REQUIREMENT:
Skip the pictures and repeat each line of the data exactly.

— BEGIN DATA SEGMENT —

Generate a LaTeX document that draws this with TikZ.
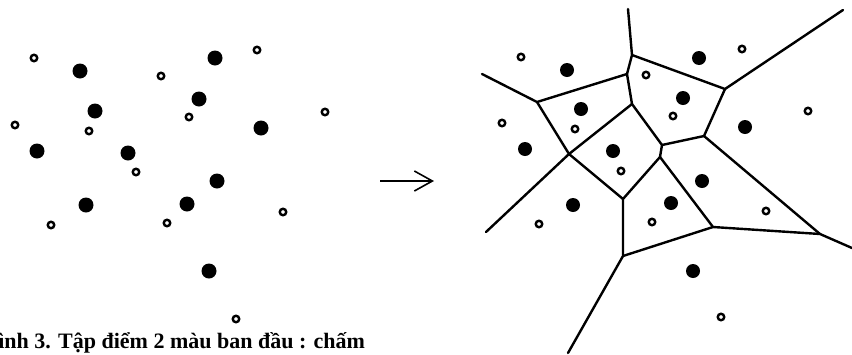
\documentclass[tikz,border=0pt]{standalone}
\usepackage{fontspec}
\setmainfont{Liberation Serif}
\usetikzlibrary{arrows.meta}
\tikzset{
  fdot/.style={circle, fill=black, inner sep=0pt, minimum size=15pt},
  fdotr/.style={circle, fill=black, inner sep=0pt, minimum size=14pt},
  odot/.style={circle, draw=black, line width=2.4pt, fill=white, inner sep=0pt, minimum size=6.5pt},
  vedge/.style={line width=2.4pt, line cap=round, line join=round},
  bigarrow/.style={line width=1.6pt, -{Straight Barb[length=18pt, width=20pt, line width=1.6pt]}}
}
\begin{document}
\begin{tikzpicture}[x=1pt, y=-1pt]
\useasboundingbox (0,0) rectangle (852,354);
% ---------- left point set ----------
\node[odot] (lo1) at (34,58) {};
\node[odot] (lo2) at (161,76) {};
\node[odot] (lo3) at (257,50) {};
\node[odot] (lo4) at (15,125) {};
\node[odot] (lo5) at (89,131) {};
\node[odot] (lo6) at (189,117) {};
\node[odot] (lo7) at (325,112) {};
\node[odot] (lo8) at (136,172) {};
\node[odot] (lo9) at (51,225) {};
\node[odot] (lo10) at (167,223) {};
\node[odot] (lo11) at (283,212) {};
\node[odot] (lo12) at (236,319) {};
\node[fdot] (lf1) at (80,71) {};
\node[fdot] (lf2) at (215,58) {};
\node[fdot] (lf3) at (95,111) {};
\node[fdot] (lf4) at (199,99) {};
\node[fdot] (lf5) at (261,128) {};
\node[fdot] (lf6) at (37,151) {};
\node[fdot] (lf7) at (128,153) {};
\node[fdot] (lf8) at (217,181) {};
\node[fdot] (lf9) at (86,205) {};
\node[fdot] (lf10) at (187,204) {};
\node[fdot] (lf11) at (209,271) {};
% ---------- arrow ----------
\coordinate (a1) at (380,181);
\coordinate (a2) at (434,181);
\draw[bigarrow] (a1) -- (a2);
% ---------- Voronoi diagram ----------
\coordinate (T1) at (628,9);
\coordinate (V1) at (632,55);
\coordinate (V2) at (627,74);
\coordinate (V3) at (632,104);
\coordinate (V4) at (725,89);
\coordinate (TR) at (843,10);
\coordinate (V5) at (704,136);
\coordinate (V6) at (662,145);
\coordinate (V11) at (660,157);
\coordinate (V7) at (569,154);
\coordinate (L1) at (482,74);
\coordinate (V8) at (537,102);
\coordinate (LL) at (486,232);
\coordinate (V9) at (623,199);
\coordinate (V12) at (713,227);
\coordinate (V13) at (820,234);
\coordinate (R1) at (852,248);
\coordinate (V14) at (623,256);
\coordinate (B1) at (568,353);
\draw[vedge] (T1) -- (V1) -- (V2) -- (V3);
\draw[vedge] (V1) -- (V4) -- (TR);
\draw[vedge] (V4) -- (V5) -- (V6);
\draw[vedge] (V3) -- (V6) -- (V11);
\draw[vedge] (V3) -- (V7);
\draw[vedge] (L1) -- (V8) -- (V2);
\draw[vedge] (V8) -- (V7) -- (LL);
\draw[vedge] (V7) -- (V9);
\draw[vedge] (V11) -- (V9) -- (V14) -- (B1);
\draw[vedge] (V11) -- (V12) -- (V13) -- (R1);
\draw[vedge] (V5) -- (V13);
\draw[vedge] (V14) -- (V12);
% ---------- right point set ----------
\node[odot] (ro1) at (521,57) {};
\node[odot] (ro2) at (742,49) {};
\node[odot] (ro3) at (646,75) {};
\node[odot] (ro4) at (502,123) {};
\node[odot] (ro5) at (575,129) {};
\node[odot] (ro6) at (673,116) {};
\node[odot] (ro7) at (808,111) {};
\node[odot] (ro8) at (621,171) {};
\node[odot] (ro9) at (539,224) {};
\node[odot] (ro10) at (652,222) {};
\node[odot] (ro11) at (766,211) {};
\node[odot] (ro12) at (721,317) {};
\node[fdotr] (rf1) at (567,70) {};
\node[fdotr] (rf2) at (699,58) {};
\node[fdotr] (rf3) at (581,109) {};
\node[fdotr] (rf4) at (683,98) {};
\node[fdotr] (rf5) at (745,127) {};
\node[fdotr] (rf6) at (525,149) {};
\node[fdotr] (rf7) at (613,151) {};
\node[fdotr] (rf8) at (702,181) {};
\node[fdotr] (rf9) at (573,205) {};
\node[fdotr] (rf10) at (671,203) {};
\node[fdotr] (rf11) at (693,271) {};
% ---------- caption ----------
\node[anchor=base west, inner sep=0pt, font=\fontsize{22}{26}\selectfont\bfseries] (cap) at (-19,348) {Hình 3. Tập điểm 2 màu ban đầu : chấm};
\end{tikzpicture}
\end{document}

— END DATA SEGMENT —

SOLUTION TO THIS EXERCISE:
Generate a LaTeX document that draws this with TikZ.
\documentclass[tikz,border=0pt]{standalone}
\usepackage{fontspec}
\setmainfont{Liberation Serif}
\usetikzlibrary{arrows.meta}
\tikzset{
  fdot/.style={circle, fill=black, inner sep=0pt, minimum size=15pt},
  fdotr/.style={circle, fill=black, inner sep=0pt, minimum size=14pt},
  odot/.style={circle, draw=black, line width=2.4pt, fill=white, inner sep=0pt, minimum size=6.5pt},
  vedge/.style={line width=2.4pt, line cap=round, line join=round},
  bigarrow/.style={line width=1.6pt, -{Straight Barb[length=18pt, width=20pt, line width=1.6pt]}}
}
\begin{document}
\begin{tikzpicture}[x=1pt, y=-1pt]
\useasboundingbox (0,0) rectangle (852,354);
% ---------- left point set ----------
\node[odot] (lo1) at (34,58) {};
\node[odot] (lo2) at (161,76) {};
\node[odot] (lo3) at (257,50) {};
\node[odot] (lo4) at (15,125) {};
\node[odot] (lo5) at (89,131) {};
\node[odot] (lo6) at (189,117) {};
\node[odot] (lo7) at (325,112) {};
\node[odot] (lo8) at (136,172) {};
\node[odot] (lo9) at (51,225) {};
\node[odot] (lo10) at (167,223) {};
\node[odot] (lo11) at (283,212) {};
\node[odot] (lo12) at (236,319) {};
\node[fdot] (lf1) at (80,71) {};
\node[fdot] (lf2) at (215,58) {};
\node[fdot] (lf3) at (95,111) {};
\node[fdot] (lf4) at (199,99) {};
\node[fdot] (lf5) at (261,128) {};
\node[fdot] (lf6) at (37,151) {};
\node[fdot] (lf7) at (128,153) {};
\node[fdot] (lf8) at (217,181) {};
\node[fdot] (lf9) at (86,205) {};
\node[fdot] (lf10) at (187,204) {};
\node[fdot] (lf11) at (209,271) {};
% ---------- arrow ----------
\coordinate (a1) at (380,181);
\coordinate (a2) at (434,181);
\draw[bigarrow] (a1) -- (a2);
% ---------- Voronoi diagram ----------
\coordinate (T1) at (628,9);
\coordinate (V1) at (632,55);
\coordinate (V2) at (627,74);
\coordinate (V3) at (632,104);
\coordinate (V4) at (725,89);
\coordinate (TR) at (843,10);
\coordinate (V5) at (704,136);
\coordinate (V6) at (662,145);
\coordinate (V11) at (660,157);
\coordinate (V7) at (569,154);
\coordinate (L1) at (482,74);
\coordinate (V8) at (537,102);
\coordinate (LL) at (486,232);
\coordinate (V9) at (623,199);
\coordinate (V12) at (713,227);
\coordinate (V13) at (820,234);
\coordinate (R1) at (852,248);
\coordinate (V14) at (623,256);
\coordinate (B1) at (568,353);
\draw[vedge] (T1) -- (V1) -- (V2) -- (V3);
\draw[vedge] (V1) -- (V4) -- (TR);
\draw[vedge] (V4) -- (V5) -- (V6);
\draw[vedge] (V3) -- (V6) -- (V11);
\draw[vedge] (V3) -- (V7);
\draw[vedge] (L1) -- (V8) -- (V2);
\draw[vedge] (V8) -- (V7) -- (LL);
\draw[vedge] (V7) -- (V9);
\draw[vedge] (V11) -- (V9) -- (V14) -- (B1);
\draw[vedge] (V11) -- (V12) -- (V13) -- (R1);
\draw[vedge] (V5) -- (V13);
\draw[vedge] (V14) -- (V12);
% ---------- right point set ----------
\node[odot] (ro1) at (521,57) {};
\node[odot] (ro2) at (742,49) {};
\node[odot] (ro3) at (646,75) {};
\node[odot] (ro4) at (502,123) {};
\node[odot] (ro5) at (575,129) {};
\node[odot] (ro6) at (673,116) {};
\node[odot] (ro7) at (808,111) {};
\node[odot] (ro8) at (621,171) {};
\node[odot] (ro9) at (539,224) {};
\node[odot] (ro10) at (652,222) {};
\node[odot] (ro11) at (766,211) {};
\node[odot] (ro12) at (721,317) {};
\node[fdotr] (rf1) at (567,70) {};
\node[fdotr] (rf2) at (699,58) {};
\node[fdotr] (rf3) at (581,109) {};
\node[fdotr] (rf4) at (683,98) {};
\node[fdotr] (rf5) at (745,127) {};
\node[fdotr] (rf6) at (525,149) {};
\node[fdotr] (rf7) at (613,151) {};
\node[fdotr] (rf8) at (702,181) {};
\node[fdotr] (rf9) at (573,205) {};
\node[fdotr] (rf10) at (671,203) {};
\node[fdotr] (rf11) at (693,271) {};
% ---------- caption ----------
\node[anchor=base west, inner sep=0pt, font=\fontsize{22}{26}\selectfont\bfseries] (cap) at (-19,348) {Hình 3. Tập điểm 2 màu ban đầu : chấm};
\end{tikzpicture}
\end{document}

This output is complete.